§ **What the task requires**: Exact reproduction is required for the lines bounded by the one containing "Generate a Python" and the one containing "import seaborn as sns", both bounds included. Print them without any pictures.
── Information shown ──
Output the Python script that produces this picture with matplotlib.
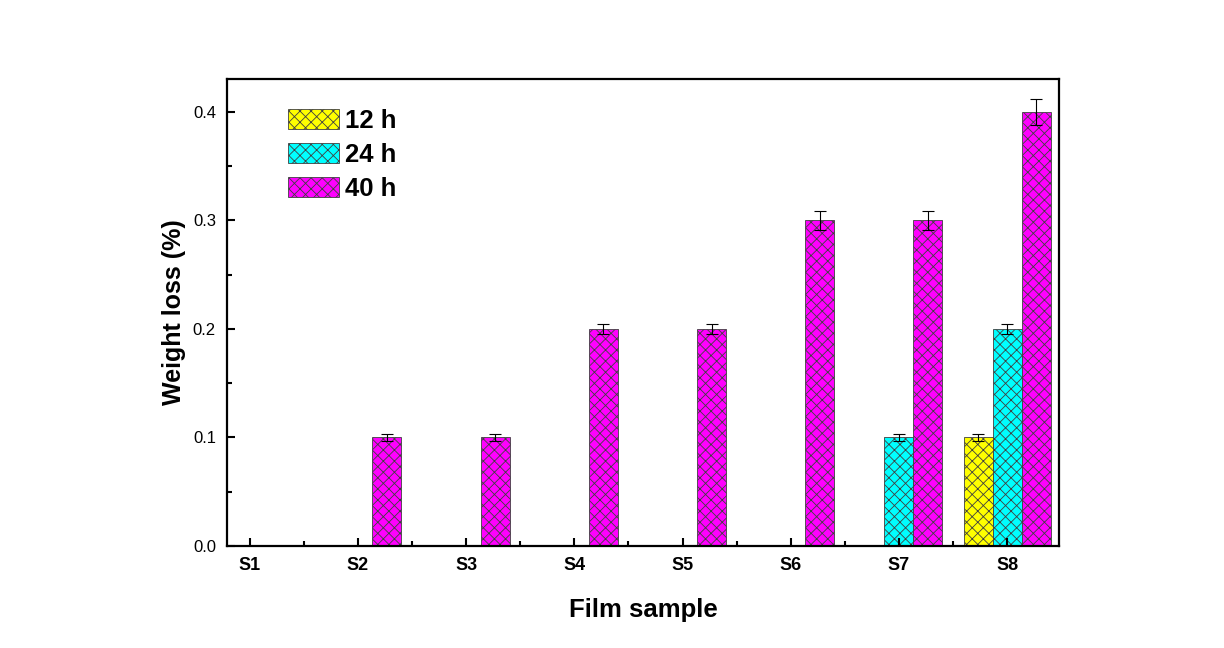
import numpy as np
import matplotlib
matplotlib.use("Agg")
import matplotlib.pyplot as plt

plt.rcParams['font.family'] = ['Liberation Sans', 'DejaVu Sans']
plt.rcParams['hatch.linewidth'] = 0.6

samples = ["S1", "S2", "S3", "S4", "S5", "S6", "S7", "S8"]
loss_12h = [0, 0, 0, 0, 0, 0, 0, 0.1]
loss_24h = [0, 0, 0, 0, 0, 0, 0.1, 0.2]
loss_40h = [0, 0.1, 0.1, 0.2, 0.2, 0.3, 0.3, 0.4]
err_12h = [0, 0, 0, 0, 0, 0, 0, 0.003]
err_24h = [0, 0, 0, 0, 0, 0, 0.003, 0.005]
err_40h = [0, 0.003, 0.003, 0.005, 0.005, 0.009, 0.009, 0.012]

series = [
    ("12 h", loss_12h, err_12h, "#ffff00", -1),
    ("24 h", loss_24h, err_24h, "#00ffff", 0),
    ("40 h", loss_40h, err_40h, "#ff00ff", 1),
]

fig = plt.figure(figsize=(12.24, 6.48), dpi=100)
ax = fig.add_axes([0.1855, 0.1574, 0.6797, 0.7207])

x = np.arange(1, len(samples) + 1)
width = 0.268
for label, vals, errs, color, off in series:
    vals = np.array(vals)
    errs = np.array(errs)
    xs = x + off * width
    ax.bar(xs, vals, width, color=color, edgecolor="#404040", linewidth=0.6,
           hatch="xxx", label=label)
    mask = vals > 0
    ax.errorbar(xs[mask], vals[mask], yerr=errs[mask], fmt="none",
                ecolor="black", elinewidth=0.8, capsize=4, capthick=0.8)

ax.set_xlim(0.79, 8.48)
ax.set_ylim(0, 0.4304)
ax.set_xticks(x)
ax.set_xticklabels(samples, fontweight="bold", fontsize=13)
ax.set_xticks(x[:-1] + 0.5, minor=True)
ax.set_yticks([0.0, 0.1, 0.2, 0.3, 0.4])
ax.set_yticklabels(["0.0", "0.1", "0.2", "0.3", "0.4"], fontsize=12)
ax.set_yticks(np.arange(0.05, 0.43, 0.1), minor=True)
ax.tick_params(axis="both", which="major", direction="in", length=6, width=1.5, pad=8)
ax.tick_params(axis="both", which="minor", direction="in", length=3.5, width=1.5)
for s in ax.spines.values():
    s.set_linewidth(1.6)

ax.set_xlabel("Film sample", fontsize=18.5, fontweight="bold", labelpad=17)
ax.set_ylabel("Weight loss (%)", fontsize=18, fontweight="bold", labelpad=5)

leg = ax.legend(loc="upper left", bbox_to_anchor=(0.045, 0.985), frameon=False,
                prop={"weight": "bold", "size": 18.5}, handlelength=2.0,
                handleheight=0.8, labelspacing=0.38, handletextpad=0.25)

fig.savefig("out.png", dpi=100, facecolor="white")
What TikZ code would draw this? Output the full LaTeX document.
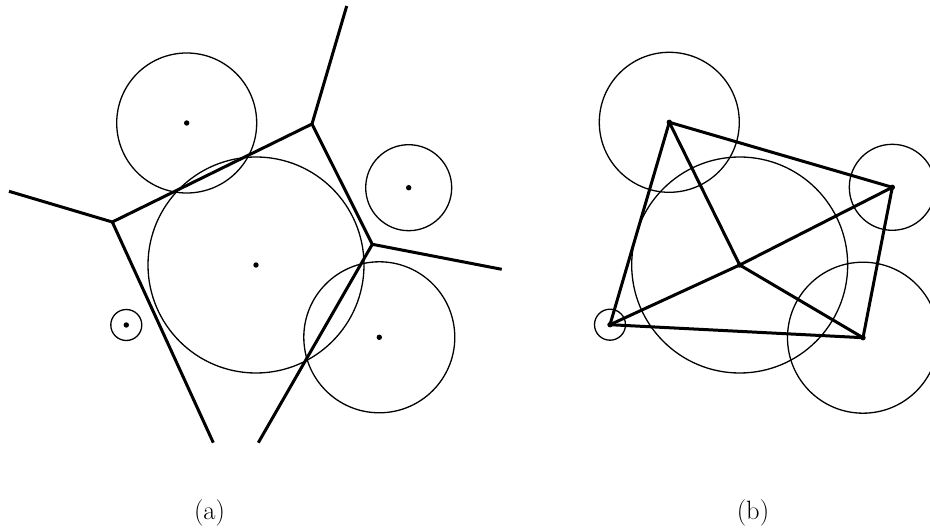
\documentclass[tikz,border=0pt]{standalone}
\usepackage{fontspec}
\usepackage{tikz}
\begin{document}
\begin{tikzpicture}[x=1pt,y=-1pt,
  site/.style={line width=1.3pt},
  cell/.style={line width=3pt},
  subcap/.style={font=\fontsize{26.5}{32}\selectfont}]
\useasboundingbox (0,0) rectangle (930,529);
% (a) power diagram
\foreach \n/\x/\y/\r in {1/186.7/123/70, 2/256/265/108, 3/408.7/187.7/43, 4/379.3/337.3/75.5, 5/126.3/325/15.5} {
  \coordinate (a\n) at (\x,\y);
  \draw[site] (a\n) circle[radius=\r pt];
  \fill (a\n) circle[radius=2.7pt];
}
\coordinate (v1) at (112.3,222);
\coordinate (v2) at (312,124);
\coordinate (v3) at (372.3,244.3);
\coordinate (eT) at (346.7,6);
\coordinate (eL) at (9,191.3);
\coordinate (eR) at (501.7,269.3);
\coordinate (eBL) at (213.3,442.7);
\coordinate (eBR) at (258.3,442.7);
\draw[cell] (eL) -- (v1) -- (v2) -- (eT);
\draw[cell] (v2) -- (v3) -- (eR);
\draw[cell] (v1) -- (eBL);
\draw[cell] (v3) -- (eBR);
\node[subcap] (capa) at (209.5,512.5) {(a)};
% (b) regular triangulation
\foreach \n/\x/\y/\r in {1/669.3/122.3/70, 2/739.7/265/108, 3/892.3/187.3/43, 4/863/337.7/75.5, 5/610/324.7/15.5} {
  \coordinate (b\n) at (\x,\y);
  \draw[site] (b\n) circle[radius=\r pt];
  \fill (b\n) circle[radius=2.7pt];
}
\draw[cell,line join=round] (b1) -- (b3) -- (b4) -- (b5) -- cycle;
\draw[cell] (b1) -- (b2) -- (b4);
\draw[cell] (b5) -- (b2) -- (b3);
\node[subcap] (capb) at (753,512.5) {(b)};
\end{tikzpicture}
\end{document}
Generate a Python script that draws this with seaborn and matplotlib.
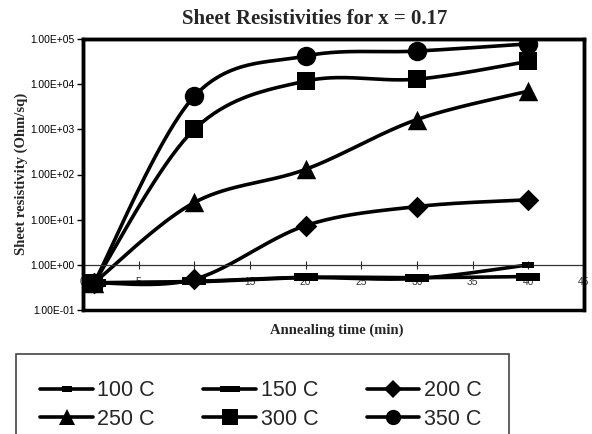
import numpy as np
import pandas as pd
import matplotlib
matplotlib.use("Agg")
import matplotlib.pyplot as plt
from matplotlib.patches import Rectangle
from matplotlib.lines import Line2D
import seaborn as sns

# ---- data ----
times = [1, 10, 20, 30, 40]
series_labels = ["100 C", "150 C", "200 C", "250 C", "300 C", "350 C"]
r100 = [0.40, 0.42, 0.52, 0.50, 1.00]
r150 = [0.40, 0.43, 0.53, 0.52, 0.55]
r200 = [0.40, 0.48, 7.4, 19.5, 27.5]
r250 = [0.40, 24.0, 130.0, 1650.0, 7000.0]
r300 = [0.40, 1000.0, 11700.0, 12900.0, 32000.0]
r350 = [0.40, 5400.0, 42000.0, 54000.0, 78000.0]
x_ticks = [0, 5, 10, 15, 20, 25, 30, 35, 40, 45]
y_ticks = [1e-1, 1e0, 1e1, 1e2, 1e3, 1e4, 1e5]
y_tick_labels = ["1.00E-01", "1.00E+00", "1.00E+01", "1.00E+02",
                 "1.00E+03", "1.00E+04", "1.00E+05"]

values = [r100, r150, r200, r250, r300, r350]

sns.set_theme(style="white")
plt.rcParams["font.family"] = ["Liberation Sans", "DejaVu Sans"]

fig = plt.figure(figsize=(5.92, 4.34), dpi=100)
ax = fig.add_axes([83 / 592, 1 - 310 / 434, (584 - 83) / 592, (310 - 39) / 434])


def smooth(xs, ys, n=40):
    """Excel-style smoothed line (Bezier through points, in screen-like log space)."""
    px = np.asarray(xs, float)
    py = np.log10(np.asarray(ys, float))
    ox, oy = [], []
    m = len(px)
    for i in range(m - 1):
        i0 = max(i - 1, 0)
        i3 = min(i + 2, m - 1)
        p1 = np.array([px[i], py[i]])
        p2 = np.array([px[i + 1], py[i + 1]])
        p0 = np.array([px[i0], py[i0]])
        p3 = np.array([px[i3], py[i3]])
        c1 = p1 + (p2 - p0) / 6.0
        c2 = p2 - (p3 - p1) / 6.0
        t = np.linspace(0, 1, n)[:, None]
        b = ((1 - t) ** 3) * p1 + 3 * ((1 - t) ** 2) * t * c1 + 3 * (1 - t) * t ** 2 * c2 + t ** 3 * p2
        if i > 0:
            b = b[1:]
        ox.extend(b[:, 0])
        oy.extend(b[:, 1])
    return np.array(ox), 10 ** np.array(oy)


rect_wide = [(-1, -0.35), (1, -0.35), (1, 0.35), (-1, 0.35)]
rect_small = [(-1, -0.55), (1, -0.55), (1, 0.55), (-1, 0.55)]
styles = [
    dict(marker=rect_small, ms=9),
    dict(marker=rect_wide, ms=17),
    dict(marker="D", ms=11),
    dict(marker="^", ms=14),
    dict(marker="s", ms=13),
    dict(marker="o", ms=14),
]
leg_styles = [
    dict(marker=rect_small, ms=7),
    dict(marker=rect_wide, ms=14),
    dict(marker="D", ms=9),
    dict(marker="^", ms=12),
    dict(marker="s", ms=11),
    dict(marker="o", ms=11),
]

lw = 2.6
for lab, vals, st in zip(series_labels, values, styles):
    sx, sy = smooth(times, vals)
    sns.lineplot(x=sx, y=sy, ax=ax, color="black", linewidth=lw, sort=False,
                 estimator=None, legend=False)
    df = pd.DataFrame({"t": times, "r": vals})
    sns.scatterplot(data=df, x="t", y="r", ax=ax, marker=st["marker"], s=st["ms"] ** 2,
                    color="black", edgecolor="black", linewidth=0, legend=False, zorder=5)

ax.set_yscale("log")
ax.set_ylim(1e-1, 1e5)
ax.set_xlim(0, 45)
ax.set_yticks(y_ticks)
ax.set_yticklabels(y_tick_labels)
ax.yaxis.set_minor_locator(matplotlib.ticker.NullLocator())
ax.set_xticks(x_ticks)
ax.set_xticklabels([str(v) for v in x_ticks])
ax.tick_params(axis="y", which="major", direction="out", length=4, width=1,
               labelsize=7.4, colors="black", pad=2, left=True)
ax.tick_params(axis="x", which="major", direction="inout", length=6, width=0.8,
               labelsize=7.4, labelcolor="#333333", pad=6, bottom=True)

# x axis crosses at y = 1
ax.spines["bottom"].set_position(("data", 1.0))
ax.spines["bottom"].set_linewidth(0.9)
ax.spines["bottom"].set_color("#333333")
for s in ["top", "right", "left"]:
    ax.spines[s].set_linewidth(2.5)
    ax.spines[s].set_color("black")
ax.add_patch(Rectangle((0, 0), 1, 1, transform=ax.transAxes, fill=False,
                       edgecolor="black", linewidth=2.5, clip_on=False, zorder=6))

ax.set_xlabel("")
ax.set_ylabel("")
fig.text(315 / 592, 1 - 19 / 434, "Sheet Resistivities for x = 0.17",
         ha="center", va="center", fontsize=15, fontweight="bold",
         family="Liberation Serif")
fig.text(337 / 592, 1 - 330 / 434, "Annealing time (min)",
         ha="center", va="center", fontsize=10.5, fontweight="bold",
         family="Liberation Serif")
fig.text(21 / 592, 1 - 174 / 434, "Sheet resistivity (Ohm/sq)",
         ha="center", va="center", rotation=90, fontsize=10.5, fontweight="bold",
         family="Liberation Serif")

# legend box
fig.patches.append(Rectangle((16 / 592, -0.05), (509 - 16) / 592, 0.05 + 1 - 354 / 434,
                             transform=fig.transFigure, fill=False,
                             edgecolor="#444444", linewidth=1.2))
handles = [Line2D([], [], color="black", linewidth=lw, marker=st["marker"],
                  markersize=st["ms"], markeredgewidth=0)
           for st in leg_styles]
# fill legend row by row (matplotlib fills column by column)
order = [0, 3, 1, 4, 2, 5]
leg = fig.legend([handles[i] for i in order], [series_labels[i] for i in order],
                 ncol=3, loc="center left",
                 bbox_to_anchor=(21 / 592, 1 - 405 / 434), frameon=False,
                 fontsize=15.5, handlelength=2.45, handletextpad=0.2,
                 columnspacing=2.25, labelspacing=0.35)

fig.savefig("out.png", dpi=100)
───
§ **Complete response**:
Generate a Python script that draws this with seaborn and matplotlib.
import numpy as np
import pandas as pd
import matplotlib
matplotlib.use("Agg")
import matplotlib.pyplot as plt
from matplotlib.patches import Rectangle
from matplotlib.lines import Line2D
import seaborn as sns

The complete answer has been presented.